The issue I am pointing at arrives when implementing encoder for transformer models with masking. Below I have tried to do a fake minimal example instead.
We have a custom layer which takes a couple of inputs. For a transformer this can be input_feature, mask
using Flux
using Flux: @functor
struct MyCustomLayer
l::Dense
end
@functor MyCustomLayer
(m::MyCustomLayer)(x, y) = m.l(x) .+ y
MyCustomLayer(in_dim, out_dim) = MyCustomLayer(Dense(in_dim, out_dim))
Now we can define a simple block something like this
Block(in_dim, hidden_dim, out_dim) = Chain(Dense(in_dim, hidden_dim), MyCustomLayer(hidden_dim, out_dim))
Now this will obviously break because MyCustomLayer takes an additional input. This can be fixed ofcourse by declaring Block as a struct and a custom layer which takes two inputs as well.
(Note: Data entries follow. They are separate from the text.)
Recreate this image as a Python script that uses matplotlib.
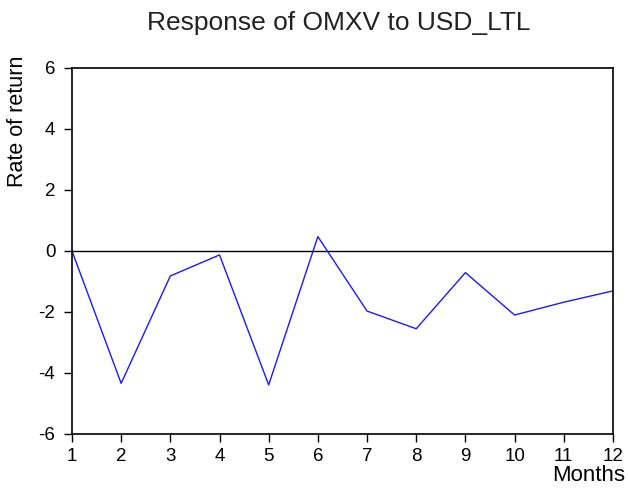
import matplotlib
matplotlib.use("Agg")
import matplotlib.pyplot as plt

plt.rcParams['font.family'] = ['Liberation Sans', 'DejaVu Sans']
plt.rcParams['axes.unicode_minus'] = False

months = [1, 2, 3, 4, 5, 6, 7, 8, 9, 10, 11, 12]
response = [0.0, -4.34, -0.82, -0.13, -4.39, 0.47, -1.97, -2.55, -0.71, -2.10, -1.68, -1.31]
yticks = [-6, -4, -2, 0, 2, 4, 6]

fig = plt.figure(figsize=(6.28, 4.92), dpi=100)
ax = fig.add_axes([0.1146, 0.1179, 0.8614, 0.7441])

ax.axhline(0, color='black', lw=1.0)
ax.plot(months, response, color='#1a1aff', lw=1.0)

ax.set_xlim(1, 12)
ax.set_ylim(-6, 6)
ax.set_xticks(months)
ax.set_yticks(yticks)
ax.tick_params(direction='out', length=6, width=1, labelsize=13.5)
ax.tick_params(axis='y', pad=6)
ax.tick_params(axis='x', pad=4)
for s in ax.spines.values():
    s.set_linewidth(1.2)

fig.text(0.54, 1 - 23 / 492, 'Response of OMXV to USD_LTL', fontsize=19,
         color='#222222', ha='center', va='center')
ax.set_ylabel('Rate of return', fontsize=15.5)
ax.yaxis.set_label_coords(-0.082, 0.855)
ax.set_xlabel('Months', fontsize=16)
ax.xaxis.set_label_coords(1.022, -0.085)
ax.xaxis.label.set_horizontalalignment('right')

fig.savefig('out.png', dpi=100)
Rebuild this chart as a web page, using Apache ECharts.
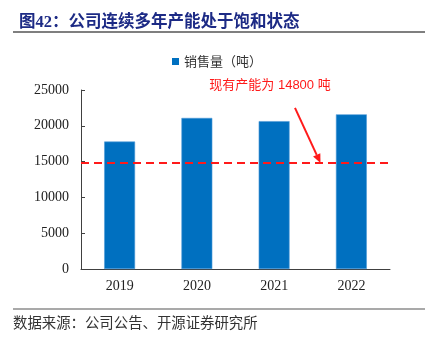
<!DOCTYPE html>
<html>
<head>
<meta charset="utf-8">
<script src="https://cdn.jsdelivr.net/npm/echarts@6/dist/echarts.min.js"></script>
<style>
  html, body { margin: 0; padding: 0; background: #fff; }
  #chart { width: 440px; height: 339px; }
</style>
</head>
<body>
<div id="chart"></div>
<script>
// Annual sales volume (tonnes) against current production capacity
const years = ['2019', '2020', '2021', '2022'];
const salesVolume = [17800, 21100, 20650, 21600];
const capacity = 14800;
const yTicks = [0, 5000, 10000, 15000, 20000, 25000];

const titleText = '图42：公司连续多年产能处于饱和状态';
const seriesName = '销售量（吨）';
const capacityLabel = '现有产能为 14800 吨';
const sourceText = '数据来源：公司公告、开源证券研究所';

const serif = '"Liberation Serif", "Noto Sans CJK SC", serif';
const cjk = '"Noto Sans CJK SC", sans-serif';
const axisColor = '#404040';

const chart = echarts.init(document.getElementById('chart'), null, { renderer: 'canvas' });

const option = {
  animation: false,
  backgroundColor: '#fff',
  title: {
    text: titleText,
    left: 14,
    top: 9,
    textStyle: { fontFamily: serif, fontSize: 16.5, fontWeight: 'bold', color: '#1c2a85' }
  },
  legend: {
    data: [seriesName],
    top: 50,
    left: 167,
    icon: 'rect',
    itemWidth: 7,
    itemHeight: 7,
    itemGap: 5,
    itemStyle: { borderWidth: 0 },
    textStyle: { fontFamily: cjk, fontSize: 13, color: '#333' }
  },
  grid: { left: 81, right: 50, top: 90, bottom: 70, containLabel: false },
  xAxis: {
    type: 'category',
    data: years,
    axisLine: { lineStyle: { color: axisColor, width: 1 } },
    axisTick: { inside: true, length: 4, lineStyle: { color: axisColor } },
    axisLabel: { fontFamily: serif, fontSize: 14, color: '#222', margin: 10 }
  },
  yAxis: {
    type: 'value',
    min: yTicks[0],
    max: yTicks[yTicks.length - 1],
    interval: yTicks[1] - yTicks[0],
    splitLine: { show: false },
    axisLine: { show: true, lineStyle: { color: axisColor, width: 1 } },
    axisTick: { show: true, inside: true, length: 4, lineStyle: { color: axisColor } },
    axisLabel: { fontFamily: serif, fontSize: 14, color: '#222', margin: 12, formatter: v => String(v) }
  },
  series: [{
    name: seriesName,
    type: 'bar',
    data: salesVolume,
    barWidth: '40%',
    itemStyle: { color: '#0070C0', borderColor: '#4f9ad6', borderWidth: 0.6 },
    markLine: {
      silent: true,
      symbol: 'none',
      label: { show: false },
      lineStyle: { color: '#ff1a1a', type: [8, 5], width: 2 },
      data: [{ yAxis: capacity }]
    }
  }]
};

chart.setOption(option);

// Annotation: label plus arrow pointing at the capacity line between 2021 and 2022
const p2021 = chart.convertToPixel({ xAxisIndex: 0 }, years[2]);
const p2022 = chart.convertToPixel({ xAxisIndex: 0 }, years[3]);
const tipX = p2021 + (p2022 - p2021) * 0.6;
const tipY = chart.convertToPixel({ yAxisIndex: 0 }, capacity);
const startX = p2021 + (p2022 - p2021) * 0.27;
const startY = chart.convertToPixel({ yAxisIndex: 0 }, 22500);

const dx = tipX - startX, dy = tipY - startY;
const len = Math.sqrt(dx * dx + dy * dy);
const ux = dx / len, uy = dy / len;
const headLen = 9, headHalf = 4;
const baseX = tipX - ux * headLen, baseY = tipY - uy * headLen;

chart.setOption({
  graphic: [
    { type: 'line', shape: { x1: 13, y1: 32, x2: 425, y2: 32 }, style: { stroke: '#555', lineWidth: 1.5 } },
    { type: 'line', shape: { x1: 13, y1: 309, x2: 425, y2: 309 }, style: { stroke: '#555', lineWidth: 1.2 } },
    {
      type: 'text', left: 13, top: 315,
      style: { text: sourceText, font: '14.4px "Noto Sans CJK SC", sans-serif', fill: '#333' }
    },
    {
      type: 'text', x: 270, y: 85,
      style: {
        text: capacityLabel, font: '13px "Liberation Sans", "Noto Sans CJK SC", sans-serif',
        fill: '#ff1a1a', align: 'center', verticalAlign: 'middle'
      }
    },
    {
      type: 'line',
      shape: { x1: startX, y1: startY, x2: baseX, y2: baseY },
      style: { stroke: '#ff1a1a', lineWidth: 2 }
    },
    {
      type: 'polygon',
      shape: {
        points: [
          [tipX, tipY],
          [baseX - uy * headHalf, baseY + ux * headHalf],
          [baseX + uy * headHalf, baseY - ux * headHalf]
        ]
      },
      style: { fill: '#ff1a1a' }
    }
  ]
});
</script>
</body>
</html>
However, I find that inelegant and flux like because now if I want to use Block as a component in any higher layer say an Encoder I have no choice but to define that as struct too! This leads to the whole model being structs which I would like to avoid since we can’t make use of the nice container layers which makes code super readable.
Any suggestions are welcome. I have also considered defining a custom struct for packing the inputs:
struct PackedInputs
features
mask
end
and then defining custom forward passes for bunch of layers like Dense, LayerNorm such that most layers only act on the features and the layers that require both the mask and feature use them. Not sure if that is the best we can do.